In recent years, that has meant producing opium: 2007 was a record year for opium production in Afghanistan, and the country's poppy farmers produced 93 percent of the world's supply that year.

Poppy production in Helmand decreased 33 percent in 2009, but the decline probably is attributable in large part to supply outpacing demand, not to any U.S.-led counternarcotics efforts.

Indeed, market forces are likely to trump government mandates — especially in a country with a government as weak and poorly regarded as Afghanistan's is — so market-based incentives will replace the U.S.-led effort to end poppy production by force, Vilsack said.

"They've tried eradication, and that's not in the long term a way to solve this problem," he said. "The long way to solve this problem is by making farmers extraordinarily productive producing legal crops."
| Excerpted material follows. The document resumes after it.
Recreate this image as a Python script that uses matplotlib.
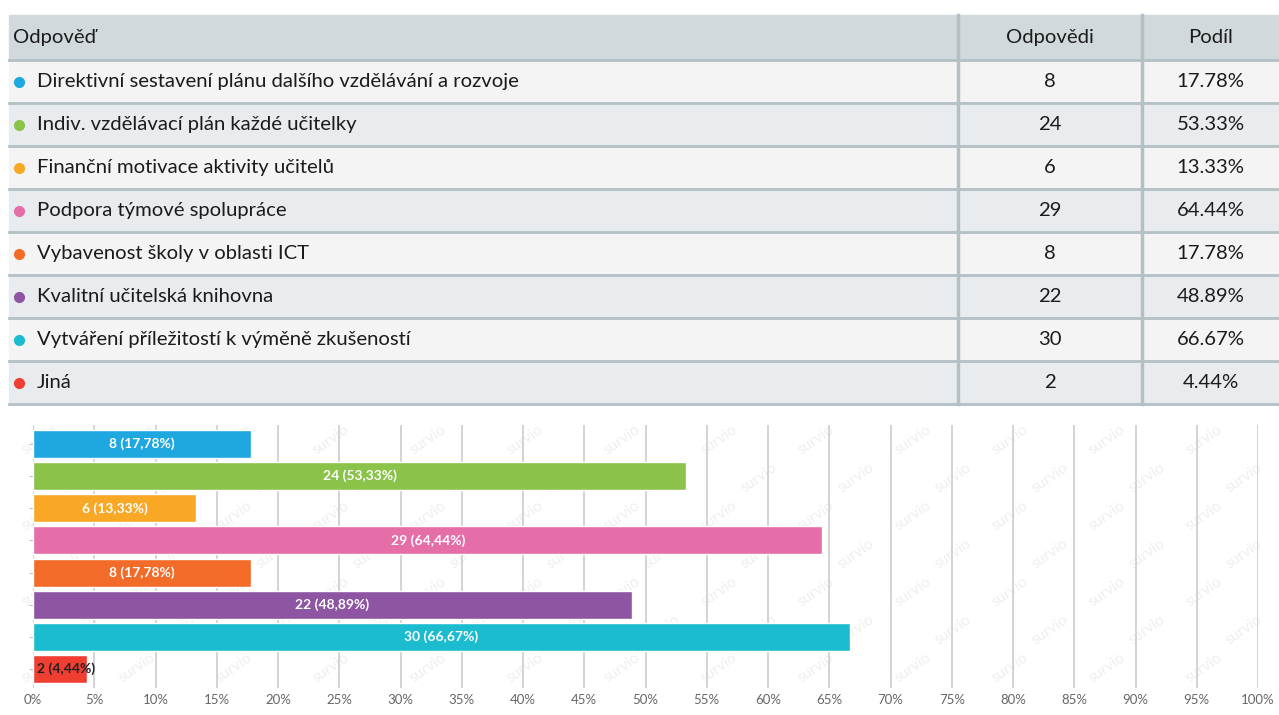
import matplotlib.pyplot as plt
from matplotlib.patches import Rectangle

plt.rcParams['font.family'] = ['Lato', 'DejaVu Sans']

odpovedi = [
    'Direktivní sestavení plánu dalšího vzdělávání a rozvoje',
    'Indiv. vzdělávací plán každé učitelky',
    'Finanční motivace aktivity učitelů',
    'Podpora týmové spolupráce',
    'Vybavenost školy v oblasti ICT',
    'Kvalitní učitelská knihovna',
    'Vytváření příležitostí k výměně zkušeností',
    'Jiná',
]
pocty = [8, 24, 6, 29, 8, 22, 30, 2]
podily = [17.78, 53.33, 13.33, 64.44, 17.78, 48.89, 66.67, 4.44]
barvy = ['#1fa8e0', '#8bc34a', '#f9a825', '#e56ea8',
         '#f26b28', '#8e55a3', '#1bbccf', '#f03e33']
x_ticks = list(range(0, 101, 5))

W, H = 1279, 715
fig = plt.figure(figsize=(W / 100, H / 100), dpi=100)

# --- tabulka (v pixelovych souradnicich) ---
tab = fig.add_axes([0, 0, 1, 1])
tab.set_xlim(0, W)
tab.set_ylim(H, 0)
tab.axis('off')

# vodoznak
for ry in range(7):
    for rx in range(13):
        tab.text(40 + rx * 97 + (ry % 2) * 40, 440 + ry * 38, 'survio',
                 rotation=35, color='#efefef', fontsize=11, ha='center',
                 va='center', zorder=0)

left, c1, c2, right = 9, 958, 1142, W
top, head_h, row_h = 15, 45, 43
border = '#b3c0c4'
fs = 14.6

tab.add_patch(Rectangle((left, top), right - left, head_h, color='#d1d9dc'))
tab.text(13, top + head_h / 2, 'Odpověď', fontsize=fs, va='center', color='#1b1b1b')
tab.text((c1 + c2) / 2, top + head_h / 2, 'Odpovědi', fontsize=fs, va='center',
         ha='center', color='#1b1b1b')
tab.text((c2 + right) / 2, top + head_h / 2, 'Podíl', fontsize=fs, va='center',
         ha='center', color='#1b1b1b')

for i, (txt, n, p, c) in enumerate(zip(odpovedi, pocty, podily, barvy)):
    y0 = top + head_h + i * row_h
    bg = '#f4f4f4' if i % 2 == 0 else '#e8ecee'
    tab.add_patch(Rectangle((left, y0), right - left, row_h, color=bg))
    yc = y0 + row_h / 2
    tab.plot(19, yc, 'o', color=c, markersize=7)
    tab.text(37, yc, txt, fontsize=fs, va='center', color='#1b1b1b')
    tab.text((c1 + c2) / 2, yc, str(n), fontsize=fs, va='center', ha='center',
             color='#1b1b1b')
    tab.text((c2 + right) / 2, yc, '%.2f%%' % p, fontsize=fs, va='center',
             ha='center', color='#1b1b1b')

bottom = top + head_h + len(odpovedi) * row_h
for k in range(len(odpovedi) + 1):
    yy = top + head_h + k * row_h
    tab.plot([left, right], [yy, yy], color=border, lw=2)
for xx in (c1, c2):
    tab.plot([xx, xx], [top, bottom], color=border, lw=2.5)

# --- sloupcovy graf ---
ax_l, ax_r = 33, 1258
ax_t, ax_b = 425, 688
ax = fig.add_axes([ax_l / W, 1 - ax_b / H, (ax_r - ax_l) / W, (ax_b - ax_t) / H])
ax.patch.set_alpha(0)
pos = list(range(len(odpovedi)))
ax.barh(pos, podily, height=0.87, color=barvy, edgecolor='white', linewidth=1, zorder=3)
ax.set_xlim(0, 100)
ax.set_ylim(7.59, -0.59)

for i, (n, p) in enumerate(zip(pocty, podily)):
    lab = '%d (%s%%)' % (n, ('%.2f' % p).replace('.', ','))
    if p > 8:
        ax.text(p / 2, i, lab, ha='center', va='center', color='white',
                fontsize=10, fontweight='bold', zorder=4)
    else:
        ax.text(0.3, i, lab, ha='left', va='center', color='#222222',
                fontsize=10, fontweight='bold', zorder=4)

ax.set_xticks(x_ticks)
ax.set_xticklabels(['%d%%' % t for t in x_ticks], fontsize=9.5, color='#666666')
ax.tick_params(axis='x', length=0, pad=4)
ax.grid(axis='x', color='#cccccc', lw=1.2, zorder=0)
ax.set_yticks(pos)
ax.set_yticklabels([])
ax.tick_params(axis='y', length=3, color='#b9c6d2')
for s in ax.spines.values():
    s.set_visible(False)

fig.savefig('out.png', dpi=100)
The American effort appears to center on wheat. Currently about 80 percent of Helmand province's 125,000 farmers receive wheat subsidies.

"It's a crop that historically Afghans have raised," Vilsack said. Indeed, the Afghan national flag includes a crest with two bundles of wheat, forming a circle.

The targeted market for Afghan agricultural products is India, which already receives about a quarter of Afghanistan's exports, even though they must travel through Pakistan, India's archenemy.

The Obama administration is negotiating with the Pakistani government to open an official trade route from Afghanistan to India.